Through the icy winter months of the ‘Phoney War’, the GC&CS at Bletchley struggled with the intractable Enigma problem, while Broadway’s spies produced little or no useful information about the enemy and his intentions. Kenneth Strong of War Office Intelligence wrote: ‘We had a continuous stream of callers from the Services with an extraordinary variety of queries and requests. What were the most profitable targets for air attacks in this or that area, and what effect would these attacks have on the German Army? Was our information about these targets adequate and accurate? How was the German Army reacting to our propaganda campaigns? I found some quite fantastic optimism regarding the effects from propaganda. The dropping of leaflets was considered almost a major military victory.’

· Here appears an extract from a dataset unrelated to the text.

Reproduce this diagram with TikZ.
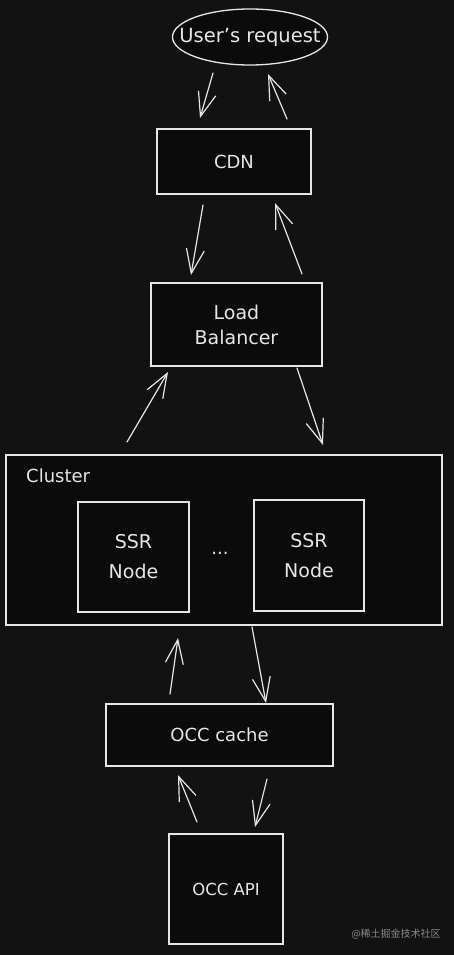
\documentclass[tikz,border=0pt]{standalone}
\usepackage{fontspec}
\setmainfont{DejaVu Sans}
\newfontfamily\cjkfont{Noto Sans CJK SC}
\usetikzlibrary{arrows.meta,shapes.geometric}
\definecolor{bgc}{HTML}{121212}
\definecolor{inkc}{HTML}{E6E6E6}
\definecolor{boxfill}{HTML}{0B0B0B}
\definecolor{wmc}{HTML}{8A8A8A}
\tikzset{
  sketchbox/.style={draw=inkc, line width=1.3pt, fill=boxfill, rectangle, inner sep=0pt, text=inkc, align=center, font=\fontsize{18}{25}\selectfont},
  sketchell/.style={draw=inkc, line width=1.3pt, fill=boxfill, ellipse, inner sep=0pt},
  flow/.style={draw=inkc, line width=1.2pt, line cap=round, -{Straight Barb[length=24pt,width=18pt,line width=1.2pt]}},
  lbl/.style={text=inkc, inner sep=0pt}
}
\begin{document}
\begin{tikzpicture}[x=1pt,y=-1pt]
\fill[bgc] (0,0) rectangle (454,955);
\useasboundingbox (0,0) rectangle (454,955);

% nodes
\node[sketchell, minimum width=155pt, minimum height=56pt] (user) at (250,37) {};
\node[lbl, font=\fontsize{19.5}{22}\selectfont] (usertxt) at (user.center) {User's request};
\node[sketchbox, minimum width=154pt, minimum height=65pt] (cdn) at (234,161.5) {CDN};
\node[sketchbox, minimum width=171pt, minimum height=83pt, font=\fontsize{19}{25}\selectfont] (lb) at (236.5,324.5) {Load\\Balancer};
\node[sketchbox, minimum width=436pt, minimum height=170pt] (cluster) at (224,540) {};
\node[lbl, anchor=west, font=\fontsize{18}{20}\selectfont] (clusterlbl) at (26,476) {Cluster};
\node[sketchbox, minimum width=111pt, minimum height=110pt, font=\fontsize{19}{30}\selectfont] (ssra) at (133.5,557) {SSR\\Node};
\node[sketchbox, minimum width=110pt, minimum height=111pt, font=\fontsize{19}{30}\selectfont] (ssrb) at (309,555.5) {SSR\\Node};
\node[lbl, font=\fontsize{18}{20}\selectfont] (dots) at (220,553) {...};
\node[sketchbox, minimum width=227pt, minimum height=62pt, font=\fontsize{18}{20}\selectfont] (cache) at (219.5,735) {OCC cache};
\node[sketchbox, minimum width=114pt, minimum height=110pt, font=\fontsize{16.5}{18}\selectfont] (api) at (226,889) {OCC API};
\node[text=wmc, inner sep=0pt, font=\cjkfont\fontsize{10}{12}\selectfont] (wm) at (396,934) {@稀土掘金技术社区};

% arrow end points
\coordinate (u1) at (213,73);   \coordinate (c1) at (200,118);
\coordinate (c2) at (287,119);  \coordinate (u2) at (268,74);
\coordinate (c3) at (203,205);  \coordinate (l3) at (191,275);
\coordinate (l4) at (302,274);  \coordinate (c4) at (275,203);
\coordinate (k5) at (127,442);  \coordinate (l5) at (168,372);
\coordinate (l6) at (297,368);  \coordinate (k6) at (323,445);
\coordinate (o7) at (170,694);  \coordinate (k7) at (178,638);
\coordinate (k8) at (252,627);  \coordinate (o8) at (266,703);
\coordinate (a9) at (197,822);  \coordinate (o9) at (178,775);
\coordinate (o10) at (267,779); \coordinate (a10) at (255,827);

% connectors
\draw[flow] (u1) -- (c1);
\draw[flow] (c2) -- (u2);
\draw[flow] (c3) -- (l3);
\draw[flow] (l4) -- (c4);
\draw[flow] (k5) -- (l5);
\draw[flow] (l6) -- (k6);
\draw[flow] (o7) -- (k7);
\draw[flow] (k8) -- (o8);
\draw[flow] (a9) -- (o9);
\draw[flow] (o10) -- (a10);
\end{tikzpicture}
\end{document}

Some MI6 officers went to elaborate lengths to conceal their lack of agent networks. Reg Jones cited the example of Wilfred ‘Biffy’ Dunderdale, who was responsible for France, and fed to Jones’s branch a succession of tasty titbits on the German Ju-88 bomber, allegedly collected by spies. First there was information about its engines; then its electrics; and somewhat later its armament. Jones teased Dunderdale that he must have secured a copy of the aircraft’s operating handbook, then fed extracts to Broadway, to create an impression of multiple sources. The hapless officer admitted that Jones was right, but begged him to keep his mouth shut. He could keep his bosses much more interested, he said, by drip-feeding the data. This was not the only occasion when Dunderdale – like officers of all intelligence services – sought to ‘sex up’ the means by which his material had been acquired. He also produced details of German troop movements supposedly secured by agent networks, which in reality derived from French intercepts.
Much could be learned from an enemy’s wireless transmissions, even without breaking his codes, through ‘traffic analysis’ – the study of signal origins, volume and callsigns to pinpoint units, ships, squadrons. Useful information was also gleaned by the ‘Y Service’, eavesdropping on voice transmissions, and by breaking simple enemy codes used for passing low-grade messages. The French forward cryptographical unit was based at ‘Station Bruno’, in the Château de Vignobles located at Gretz-Armainvilliers, fifteen miles east of Paris. Bruno received an important reinforcement following the fall of Poland. Guy Liddell of MI5 recorded on 10 October 1939 that seventeen Polish cryptanalysts were seeking asylum in Britain. Bletchley Park shrugged dismissively that it had no use for them, even though its chief Alastair Denniston had met some of the same men in Warsaw a few months earlier, and knew that their claims to have penetrated Russian and German ciphers ‘can to some extent be maintained’.